Brian Pane brianp at brianp.net
Fri Dec 4 02:13:00 MSK 2009


On Thu, Dec 3, 2009 at 1:21 PM, Igor Sysoev <igor at sysoev.ru> wrote:

> On Thu, Dec 03, 2009 at 12:08:29PM -0800, Brian Pane wrote:
>
> > Can someone explain (or point me to some documentation on) the meaning of
> > the shadow field in ngx_buf_t?
>
> This is ancient thing and I do not like it. It was initially introduced
> in code used by proxy and fastcgi to bookkeeping buf's saved in temporary
> files. But now I think this is overengineered thing. Then it also used
> to bookkeeping in SSI filter. Probably, it should rwritten, too.
>
> > I'm writing a body filter, and I'm trying to
> > figure out whether the presence of a non-null shadow in a buffer means
> that
> > I need to do any special processing.
>
> No.


Thanks.  A follow-up question: When a body filter is processing buffers that
were produced by the proxy module (i.e., buffers containing an HTTP response
from a back-end server), is it safe to discard those buffers?

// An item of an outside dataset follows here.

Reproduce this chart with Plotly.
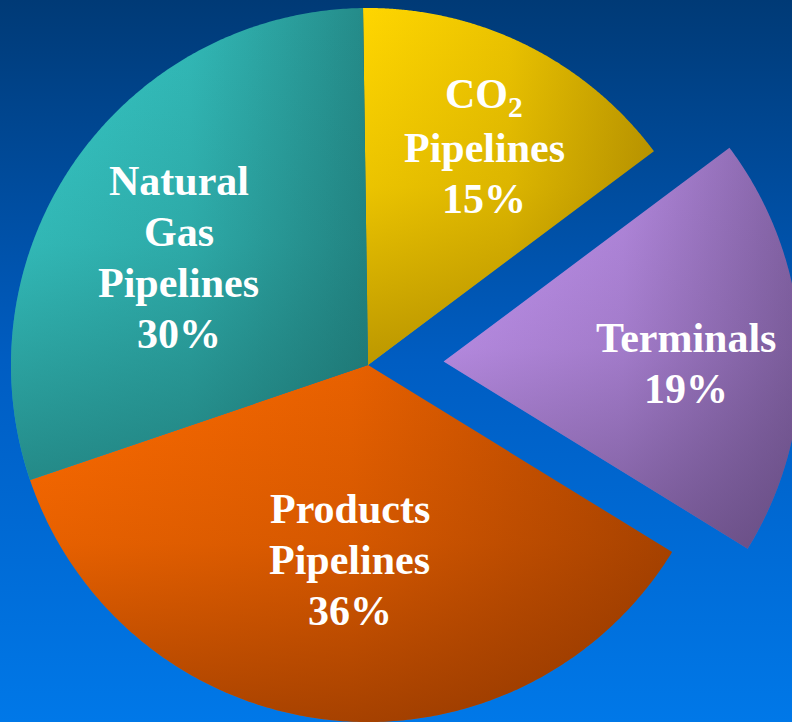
import numpy as np
import plotly.graph_objects as go

# ---- data ----
categories = ["CO2 Pipelines", "Terminals", "Products Pipelines", "Natural Gas Pipelines"]
label_lines = [["CO<sub>2</sub>", "Pipelines"], ["Terminals"], ["Products", "Pipelines"], ["Natural", "Gas", "Pipelines"]]
values = [15, 19, 36, 30]
pct_text = ["15%", "19%", "36%", "30%"]

# ---- style ----
pulls = [0, 0.212, 0, 0]
light = ["#FFD600", "#C898F6", "#FF6C00", "#38CCCA"]
dark = ["#947200", "#56406E", "#7E2E00", "#186260"]
label_r = [0.69, 0.68, 0.55, 0.61]
label_dang = [-2.0, -3.0, 1.0, 5.5]
FONT_SIZE = 42
LINE_STEP = 51

R = 357.0
start_deg = 90.8
X0, X1 = -368, 424
Y0, Y1 = -357, 365


def hex2rgb(h):
    h = h.lstrip("#")
    return tuple(int(h[i:i + 2], 16) for i in (0, 2, 4))


def mix(a, b, t):
    ra, rb = hex2rgb(a), hex2rgb(b)
    return "rgb(%d,%d,%d)" % tuple(round(ra[k] * (1 - t) + rb[k] * t) for k in range(3))


def rgba(h, a):
    r, g, b = hex2rgb(h)
    return "rgba(%d,%d,%d,%.3f)" % (r, g, b, a)


fig = go.Figure()

# background gradient
fig.add_trace(go.Scatter(
    x=[X0, X1, X1, X0, X0], y=[Y0, Y0, Y1, Y1, Y0],
    fill="toself", mode="none", hoverinfo="skip", showlegend=False,
    fillgradient=dict(type="vertical",
                      colorscale=[[0, "#0078E8"], [0.5, "#005DC2"], [1, "#003A76"]],
                      start=Y0, stop=Y1)))

total = float(sum(values))
cum = 0.0
annotations = []
for i, v in enumerate(values):
    a0 = np.radians(start_deg - cum / total * 360.0)
    a1 = np.radians(start_deg - (cum + v) / total * 360.0)
    cum += v
    mid = 0.5 * (a0 + a1)
    ox = pulls[i] * R * np.cos(mid)
    oy = pulls[i] * R * np.sin(mid)
    t = np.linspace(a0, a1, 240)
    xs = np.concatenate([[ox], ox + R * np.cos(t), [ox]])
    ys = np.concatenate([[oy], oy + R * np.sin(t), [oy]])
    # base: horizontal gradient light -> darker (eased)
    fig.add_trace(go.Scatter(
        x=xs, y=ys, fill="toself", mode="none", hoverinfo="skip", showlegend=False,
        fillgradient=dict(type="horizontal",
                          colorscale=[[0, light[i]], [0.5, mix(light[i], dark[i], 0.18)],
                                      [1, mix(light[i], dark[i], 0.62)]],
                          start=float(xs.min()), stop=float(xs.max()))))
    # overlay: vertical darkening toward bottom
    fig.add_trace(go.Scatter(
        x=xs, y=ys, fill="toself", mode="none", hoverinfo="skip", showlegend=False,
        fillgradient=dict(type="vertical",
                          colorscale=[[0, rgba(dark[i], 0.62)], [0.5, rgba(dark[i], 0.18)],
                                      [1, rgba(dark[i], 0.0)]],
                          start=float(ys.min()), stop=float(ys.max()))))
    la = mid + np.radians(label_dang[i])
    lx = ox + label_r[i] * R * np.cos(la)
    ly = oy + label_r[i] * R * np.sin(la)
    lines = label_lines[i] + [pct_text[i]]
    n = len(lines)
    for k, line in enumerate(lines):
        annotations.append(dict(
            x=lx, y=ly + ((n - 1) / 2.0 - k) * LINE_STEP, xref="x", yref="y",
            showarrow=False, text=line,
            align="center", xanchor="center", yanchor="middle",
            font=dict(family="Liberation Serif, Times New Roman, serif", size=FONT_SIZE,
                      color="white", weight="bold")))

fig.update_layout(
    width=792, height=722,
    margin=dict(l=0, r=0, t=0, b=0),
    paper_bgcolor="#005DC2", plot_bgcolor="#005DC2",
    xaxis=dict(range=[X0, X1], visible=False, fixedrange=True),
    yaxis=dict(range=[Y0, Y1], visible=False, fixedrange=True),
    annotations=annotations,
    showlegend=False,
)

fig.write_html("out.html")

As a trivial example, imagine that you have a body filter that simply
returns NGX_OK, in order to prevent the response body from being
sent to the client. Is that a safe thing to do?  Or is it necessary to
pass the buffers through to the standard filters?  It's not clear to me
whether anything in the standard filter chain needs to see the buffers
containing the upstream response in order to do cleanup or flow control.